What you have to do >> Write out the listing below exactly, and omit any images you find in it.

**********

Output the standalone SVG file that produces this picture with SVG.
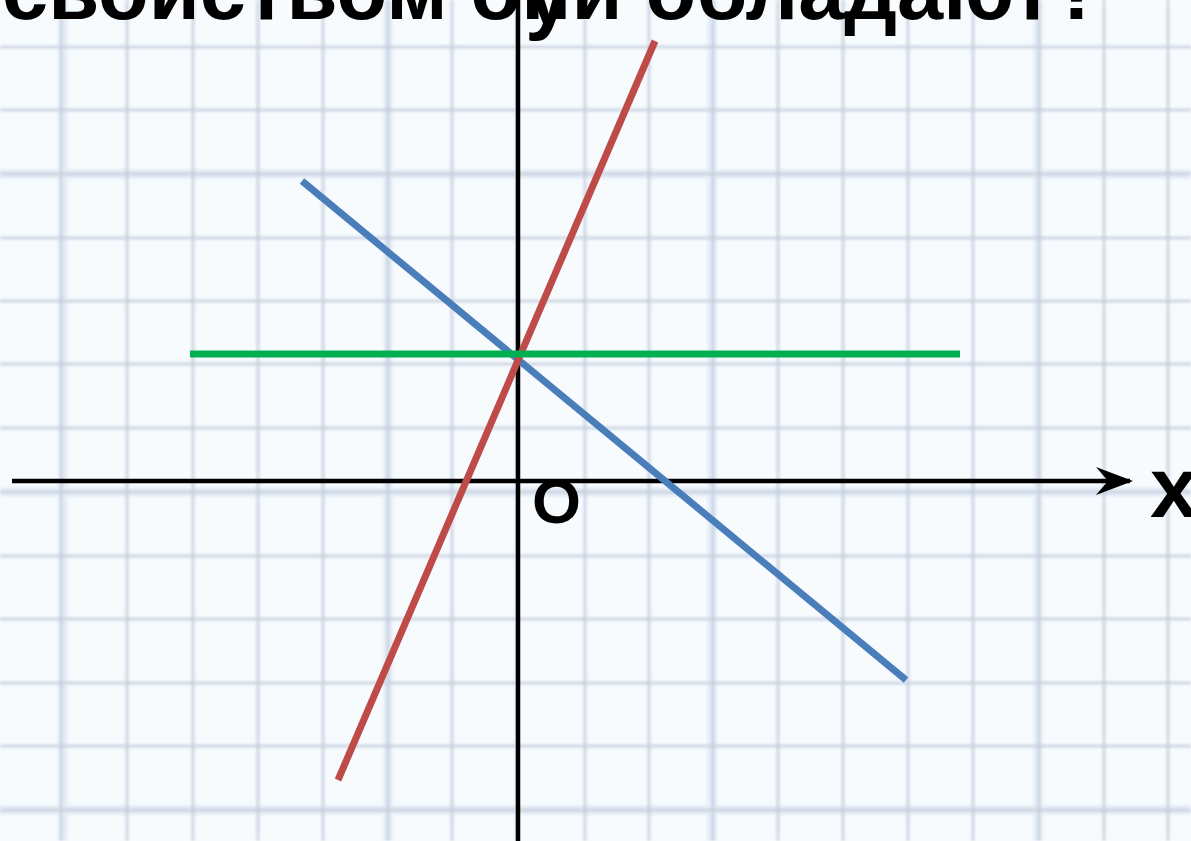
<svg xmlns="http://www.w3.org/2000/svg" width="1191" height="841" viewBox="0 0 1191 841">
  <defs>
    <style>
      .txt { font-family: "Liberation Sans", Arial, sans-serif; font-weight: bold; fill: #000; }
      .gmaj { stroke: #c3cddb; stroke-width: 2.5; }
      .ghalo { stroke: #e4ecf6; stroke-width: 9; }
      .axis { stroke: #000; stroke-width: 4.5; fill: none; }
      .ln { stroke-width: 7; fill: none; }
    </style>
    <filter id="blur" x="-5%" y="-5%" width="110%" height="110%">
      <feGaussianBlur stdDeviation="1.8"/>
    </filter>
    <marker id="arrow" viewBox="0 0 40 30" refX="37" refY="15" markerWidth="40" markerHeight="30" markerUnits="userSpaceOnUse" orient="auto">
      <path d="M40,15 L3,1 L15,15 L3,29 Z" fill="#000"/>
    </marker>
  </defs>

  <rect x="0" y="0" width="1191" height="841" fill="#f7fbfe"/>

  <g id="grid" filter="url(#blur)">
    <g class="ghalo">
      <line x1="63" y1="0" x2="63" y2="841"/>
      <line x1="388" y1="0" x2="388" y2="841"/>
      <line x1="712" y1="0" x2="712" y2="841"/>
      <line x1="1038" y1="0" x2="1038" y2="841"/>
      <line x1="0" y1="174" x2="1191" y2="174"/>
      <line x1="0" y1="492" x2="1191" y2="492"/>
      <line x1="0" y1="810" x2="1191" y2="810"/>
    </g>
    <g class="gmaj">
      <line x1="61" y1="0" x2="61" y2="841"/>
      <line x1="127" y1="0" x2="127" y2="841"/>
      <line x1="193" y1="0" x2="193" y2="841"/>
      <line x1="258" y1="0" x2="258" y2="841"/>
      <line x1="323" y1="0" x2="323" y2="841"/>
      <line x1="388" y1="0" x2="388" y2="841"/>
      <line x1="452" y1="0" x2="452" y2="841"/>
      <line x1="517" y1="0" x2="517" y2="841"/>
      <line x1="585" y1="0" x2="585" y2="841"/>
      <line x1="649" y1="0" x2="649" y2="841"/>
      <line x1="713" y1="0" x2="713" y2="841"/>
      <line x1="778" y1="0" x2="778" y2="841"/>
      <line x1="843" y1="0" x2="843" y2="841"/>
      <line x1="908" y1="0" x2="908" y2="841"/>
      <line x1="973" y1="0" x2="973" y2="841"/>
      <line x1="1039" y1="0" x2="1039" y2="841"/>
      <line x1="1104" y1="0" x2="1104" y2="841"/>
      <line x1="1168" y1="0" x2="1168" y2="841"/>
      <line x1="0" y1="47" x2="1191" y2="47"/>
      <line x1="0" y1="110" x2="1191" y2="110"/>
      <line x1="0" y1="174" x2="1191" y2="174"/>
      <line x1="0" y1="238" x2="1191" y2="238"/>
      <line x1="0" y1="301" x2="1191" y2="301"/>
      <line x1="0" y1="364" x2="1191" y2="364"/>
      <line x1="0" y1="428" x2="1191" y2="428"/>
      <line x1="0" y1="492" x2="1191" y2="492"/>
      <line x1="0" y1="556" x2="1191" y2="556"/>
      <line x1="0" y1="619" x2="1191" y2="619"/>
      <line x1="0" y1="683" x2="1191" y2="683"/>
      <line x1="0" y1="746" x2="1191" y2="746"/>
      <line x1="0" y1="810" x2="1191" y2="810"/>
    </g>
  </g>

  <g id="connectors">
    <line id="y-axis" class="axis" x1="518" y1="0" x2="518" y2="841"/>
    <line id="x-axis" class="axis" x1="12" y1="481" x2="1130" y2="481" marker-end="url(#arrow)"/>
    <line id="line-blue" class="ln" stroke="#4a7ebb" x1="302" y1="181" x2="906" y2="680"/>
    <line id="line-red" class="ln" stroke="#be4b48" x1="655" y1="41" x2="338" y2="780"/>
    <line id="line-green" class="ln" stroke="#00b050" x1="190" y1="354" x2="960" y2="354"/>
  </g>

  <g id="title">
    <text class="txt" x="2" y="19" font-size="83">свойством они обладают?</text>
  </g>
  <g id="label-y">
    <text class="txt" x="525" y="24" font-size="83">y</text>
  </g>
  <g id="label-o">
    <text class="txt" x="532" y="523" font-size="63">O</text>
  </g>
  <g id="label-x">
    <text class="txt" x="1150" y="517" font-size="86">x</text>
  </g>
</svg>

**********

Solution for this exercise >>
Output the standalone SVG file that produces this picture with SVG.
<svg xmlns="http://www.w3.org/2000/svg" width="1191" height="841" viewBox="0 0 1191 841">
  <defs>
    <style>
      .txt { font-family: "Liberation Sans", Arial, sans-serif; font-weight: bold; fill: #000; }
      .gmaj { stroke: #c3cddb; stroke-width: 2.5; }
      .ghalo { stroke: #e4ecf6; stroke-width: 9; }
      .axis { stroke: #000; stroke-width: 4.5; fill: none; }
      .ln { stroke-width: 7; fill: none; }
    </style>
    <filter id="blur" x="-5%" y="-5%" width="110%" height="110%">
      <feGaussianBlur stdDeviation="1.8"/>
    </filter>
    <marker id="arrow" viewBox="0 0 40 30" refX="37" refY="15" markerWidth="40" markerHeight="30" markerUnits="userSpaceOnUse" orient="auto">
      <path d="M40,15 L3,1 L15,15 L3,29 Z" fill="#000"/>
    </marker>
  </defs>

  <rect x="0" y="0" width="1191" height="841" fill="#f7fbfe"/>

  <g id="grid" filter="url(#blur)">
    <g class="ghalo">
      <line x1="63" y1="0" x2="63" y2="841"/>
      <line x1="388" y1="0" x2="388" y2="841"/>
      <line x1="712" y1="0" x2="712" y2="841"/>
      <line x1="1038" y1="0" x2="1038" y2="841"/>
      <line x1="0" y1="174" x2="1191" y2="174"/>
      <line x1="0" y1="492" x2="1191" y2="492"/>
      <line x1="0" y1="810" x2="1191" y2="810"/>
    </g>
    <g class="gmaj">
      <line x1="61" y1="0" x2="61" y2="841"/>
      <line x1="127" y1="0" x2="127" y2="841"/>
      <line x1="193" y1="0" x2="193" y2="841"/>
      <line x1="258" y1="0" x2="258" y2="841"/>
      <line x1="323" y1="0" x2="323" y2="841"/>
      <line x1="388" y1="0" x2="388" y2="841"/>
      <line x1="452" y1="0" x2="452" y2="841"/>
      <line x1="517" y1="0" x2="517" y2="841"/>
      <line x1="585" y1="0" x2="585" y2="841"/>
      <line x1="649" y1="0" x2="649" y2="841"/>
      <line x1="713" y1="0" x2="713" y2="841"/>
      <line x1="778" y1="0" x2="778" y2="841"/>
      <line x1="843" y1="0" x2="843" y2="841"/>
      <line x1="908" y1="0" x2="908" y2="841"/>
      <line x1="973" y1="0" x2="973" y2="841"/>
      <line x1="1039" y1="0" x2="1039" y2="841"/>
      <line x1="1104" y1="0" x2="1104" y2="841"/>
      <line x1="1168" y1="0" x2="1168" y2="841"/>
      <line x1="0" y1="47" x2="1191" y2="47"/>
      <line x1="0" y1="110" x2="1191" y2="110"/>
      <line x1="0" y1="174" x2="1191" y2="174"/>
      <line x1="0" y1="238" x2="1191" y2="238"/>
      <line x1="0" y1="301" x2="1191" y2="301"/>
      <line x1="0" y1="364" x2="1191" y2="364"/>
      <line x1="0" y1="428" x2="1191" y2="428"/>
      <line x1="0" y1="492" x2="1191" y2="492"/>
      <line x1="0" y1="556" x2="1191" y2="556"/>
      <line x1="0" y1="619" x2="1191" y2="619"/>
      <line x1="0" y1="683" x2="1191" y2="683"/>
      <line x1="0" y1="746" x2="1191" y2="746"/>
      <line x1="0" y1="810" x2="1191" y2="810"/>
    </g>
  </g>

  <g id="connectors">
    <line id="y-axis" class="axis" x1="518" y1="0" x2="518" y2="841"/>
    <line id="x-axis" class="axis" x1="12" y1="481" x2="1130" y2="481" marker-end="url(#arrow)"/>
    <line id="line-blue" class="ln" stroke="#4a7ebb" x1="302" y1="181" x2="906" y2="680"/>
    <line id="line-red" class="ln" stroke="#be4b48" x1="655" y1="41" x2="338" y2="780"/>
    <line id="line-green" class="ln" stroke="#00b050" x1="190" y1="354" x2="960" y2="354"/>
  </g>

  <g id="title">
    <text class="txt" x="2" y="19" font-size="83">свойством они обладают?</text>
  </g>
  <g id="label-y">
    <text class="txt" x="525" y="24" font-size="83">y</text>
  </g>
  <g id="label-o">
    <text class="txt" x="532" y="523" font-size="63">O</text>
  </g>
  <g id="label-x">
    <text class="txt" x="1150" y="517" font-size="86">x</text>
  </g>
</svg>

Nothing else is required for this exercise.